Stored records ▸
⁂
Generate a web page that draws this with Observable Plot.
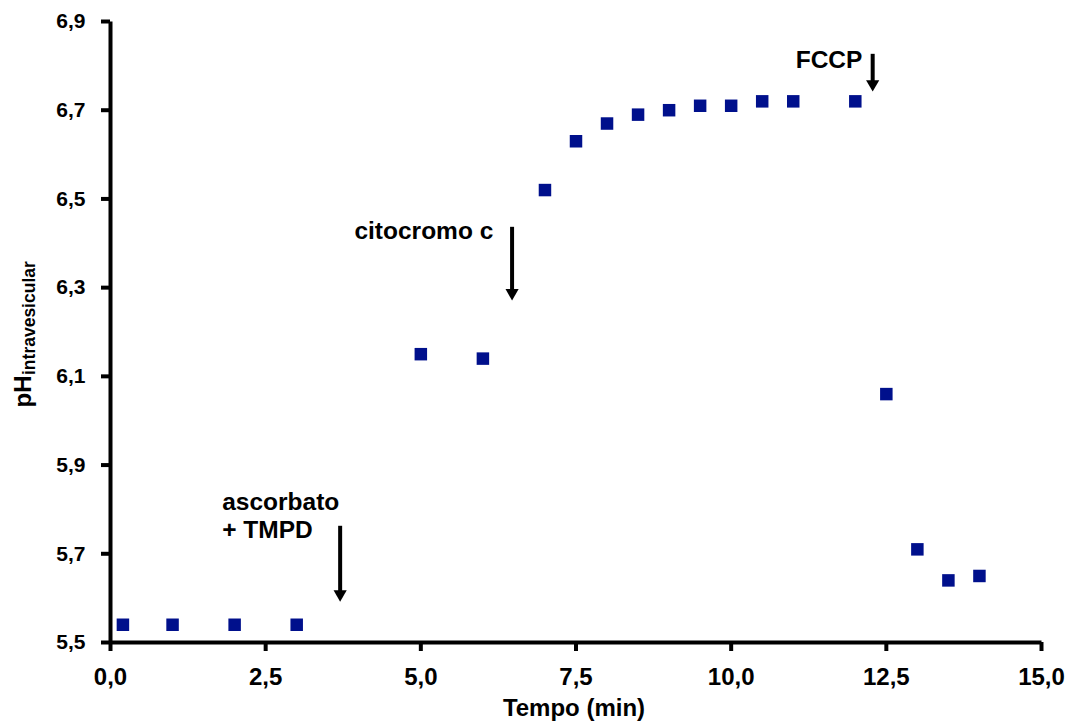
⁂
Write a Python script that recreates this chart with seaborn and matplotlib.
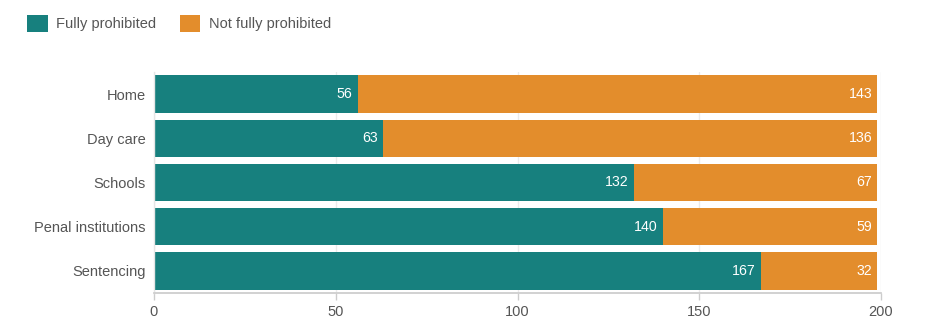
⁂
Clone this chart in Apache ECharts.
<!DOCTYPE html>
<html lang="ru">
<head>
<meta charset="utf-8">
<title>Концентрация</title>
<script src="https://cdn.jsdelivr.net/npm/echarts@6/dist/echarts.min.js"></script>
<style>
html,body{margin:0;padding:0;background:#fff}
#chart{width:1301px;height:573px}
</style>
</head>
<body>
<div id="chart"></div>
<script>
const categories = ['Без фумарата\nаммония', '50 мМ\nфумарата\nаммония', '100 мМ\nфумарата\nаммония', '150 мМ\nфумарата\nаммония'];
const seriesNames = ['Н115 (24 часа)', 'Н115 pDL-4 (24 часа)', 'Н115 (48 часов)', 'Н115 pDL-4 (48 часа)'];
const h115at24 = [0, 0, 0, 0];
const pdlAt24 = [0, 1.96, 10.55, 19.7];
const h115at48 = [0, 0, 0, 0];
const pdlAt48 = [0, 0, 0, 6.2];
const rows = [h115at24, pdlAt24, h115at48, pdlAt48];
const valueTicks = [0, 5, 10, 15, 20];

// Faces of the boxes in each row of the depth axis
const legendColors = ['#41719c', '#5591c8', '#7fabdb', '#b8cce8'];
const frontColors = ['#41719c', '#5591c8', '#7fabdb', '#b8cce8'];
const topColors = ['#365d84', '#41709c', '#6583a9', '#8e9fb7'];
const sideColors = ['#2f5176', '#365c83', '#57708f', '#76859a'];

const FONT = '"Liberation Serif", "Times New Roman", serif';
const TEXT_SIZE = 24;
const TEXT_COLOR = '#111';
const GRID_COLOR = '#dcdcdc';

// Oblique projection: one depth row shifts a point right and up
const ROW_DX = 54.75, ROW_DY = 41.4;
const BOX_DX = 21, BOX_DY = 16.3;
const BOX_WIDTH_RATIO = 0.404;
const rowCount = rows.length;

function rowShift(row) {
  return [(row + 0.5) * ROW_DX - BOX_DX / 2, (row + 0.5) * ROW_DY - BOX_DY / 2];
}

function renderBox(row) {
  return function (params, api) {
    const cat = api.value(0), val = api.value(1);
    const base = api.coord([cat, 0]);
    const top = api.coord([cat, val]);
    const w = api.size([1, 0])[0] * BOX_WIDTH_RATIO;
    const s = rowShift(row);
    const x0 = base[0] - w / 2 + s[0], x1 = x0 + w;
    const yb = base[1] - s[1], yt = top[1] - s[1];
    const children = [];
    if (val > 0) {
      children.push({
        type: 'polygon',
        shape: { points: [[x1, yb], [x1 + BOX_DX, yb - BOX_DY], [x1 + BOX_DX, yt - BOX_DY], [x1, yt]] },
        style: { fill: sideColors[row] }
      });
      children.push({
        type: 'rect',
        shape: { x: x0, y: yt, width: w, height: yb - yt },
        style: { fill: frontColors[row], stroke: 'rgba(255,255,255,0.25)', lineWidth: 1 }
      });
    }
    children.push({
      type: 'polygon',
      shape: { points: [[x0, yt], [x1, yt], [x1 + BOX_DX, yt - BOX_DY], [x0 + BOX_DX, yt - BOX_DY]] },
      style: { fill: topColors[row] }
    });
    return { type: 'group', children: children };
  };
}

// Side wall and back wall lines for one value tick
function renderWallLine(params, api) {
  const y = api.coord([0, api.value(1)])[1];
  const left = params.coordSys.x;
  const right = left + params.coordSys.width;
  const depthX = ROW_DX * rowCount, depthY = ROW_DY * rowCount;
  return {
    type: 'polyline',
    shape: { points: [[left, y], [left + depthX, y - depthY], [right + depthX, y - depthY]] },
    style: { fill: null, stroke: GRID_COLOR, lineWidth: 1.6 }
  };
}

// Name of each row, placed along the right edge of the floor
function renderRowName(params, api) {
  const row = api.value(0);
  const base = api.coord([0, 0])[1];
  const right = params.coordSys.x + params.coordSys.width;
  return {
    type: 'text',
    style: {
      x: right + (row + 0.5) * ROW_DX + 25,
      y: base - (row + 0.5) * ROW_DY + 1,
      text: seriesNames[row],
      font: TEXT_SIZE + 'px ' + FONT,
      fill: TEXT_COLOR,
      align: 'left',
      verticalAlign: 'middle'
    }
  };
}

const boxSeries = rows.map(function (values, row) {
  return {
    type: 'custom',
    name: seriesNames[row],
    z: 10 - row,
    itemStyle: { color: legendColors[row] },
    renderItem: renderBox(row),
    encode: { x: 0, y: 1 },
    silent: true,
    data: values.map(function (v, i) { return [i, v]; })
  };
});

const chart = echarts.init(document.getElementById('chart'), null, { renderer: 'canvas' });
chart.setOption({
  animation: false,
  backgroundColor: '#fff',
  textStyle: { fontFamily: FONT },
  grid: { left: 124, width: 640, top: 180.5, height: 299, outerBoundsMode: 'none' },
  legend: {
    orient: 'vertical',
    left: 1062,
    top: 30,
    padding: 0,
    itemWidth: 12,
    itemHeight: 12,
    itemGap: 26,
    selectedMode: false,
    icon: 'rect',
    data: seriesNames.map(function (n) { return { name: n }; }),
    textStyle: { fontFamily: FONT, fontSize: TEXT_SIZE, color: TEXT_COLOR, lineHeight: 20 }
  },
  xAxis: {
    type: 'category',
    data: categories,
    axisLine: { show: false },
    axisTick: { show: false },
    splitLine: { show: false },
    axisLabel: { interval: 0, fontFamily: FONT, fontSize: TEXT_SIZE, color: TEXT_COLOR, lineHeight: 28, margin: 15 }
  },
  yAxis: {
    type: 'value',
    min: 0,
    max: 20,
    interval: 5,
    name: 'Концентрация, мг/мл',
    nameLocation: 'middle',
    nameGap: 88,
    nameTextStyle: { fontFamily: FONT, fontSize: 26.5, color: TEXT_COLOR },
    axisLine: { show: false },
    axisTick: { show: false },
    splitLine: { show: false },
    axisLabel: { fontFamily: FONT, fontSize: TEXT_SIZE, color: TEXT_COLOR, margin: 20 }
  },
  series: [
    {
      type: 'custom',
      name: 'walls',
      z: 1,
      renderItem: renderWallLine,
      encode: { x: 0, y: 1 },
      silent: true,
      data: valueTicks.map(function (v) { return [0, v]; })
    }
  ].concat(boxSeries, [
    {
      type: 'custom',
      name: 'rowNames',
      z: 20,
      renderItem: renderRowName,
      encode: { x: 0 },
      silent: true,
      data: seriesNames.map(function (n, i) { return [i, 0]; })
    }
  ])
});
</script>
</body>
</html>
⁂
What the task asks ▸ Reproduce, without alteration, solely the lines beginning at the line that includes "Clone this chart in Apache ECharts." and ending at the line that includes "const valueTicks = [0, 5, 10, 15, 20];", both lines included.

Reply ▸
Clone this chart in Apache ECharts.
<!DOCTYPE html>
<html lang="ru">
<head>
<meta charset="utf-8">
<title>Концентрация</title>
<script src="https://cdn.jsdelivr.net/npm/echarts@6/dist/echarts.min.js"></script>
<style>
html,body{margin:0;padding:0;background:#fff}
#chart{width:1301px;height:573px}
</style>
</head>
<body>
<div id="chart"></div>
<script>
const categories = ['Без фумарата\nаммония', '50 мМ\nфумарата\nаммония', '100 мМ\nфумарата\nаммония', '150 мМ\nфумарата\nаммония'];
const seriesNames = ['Н115 (24 часа)', 'Н115 pDL-4 (24 часа)', 'Н115 (48 часов)', 'Н115 pDL-4 (48 часа)'];
const h115at24 = [0, 0, 0, 0];
const pdlAt24 = [0, 1.96, 10.55, 19.7];
const h115at48 = [0, 0, 0, 0];
const pdlAt48 = [0, 0, 0, 6.2];
const rows = [h115at24, pdlAt24, h115at48, pdlAt48];
const valueTicks = [0, 5, 10, 15, 20];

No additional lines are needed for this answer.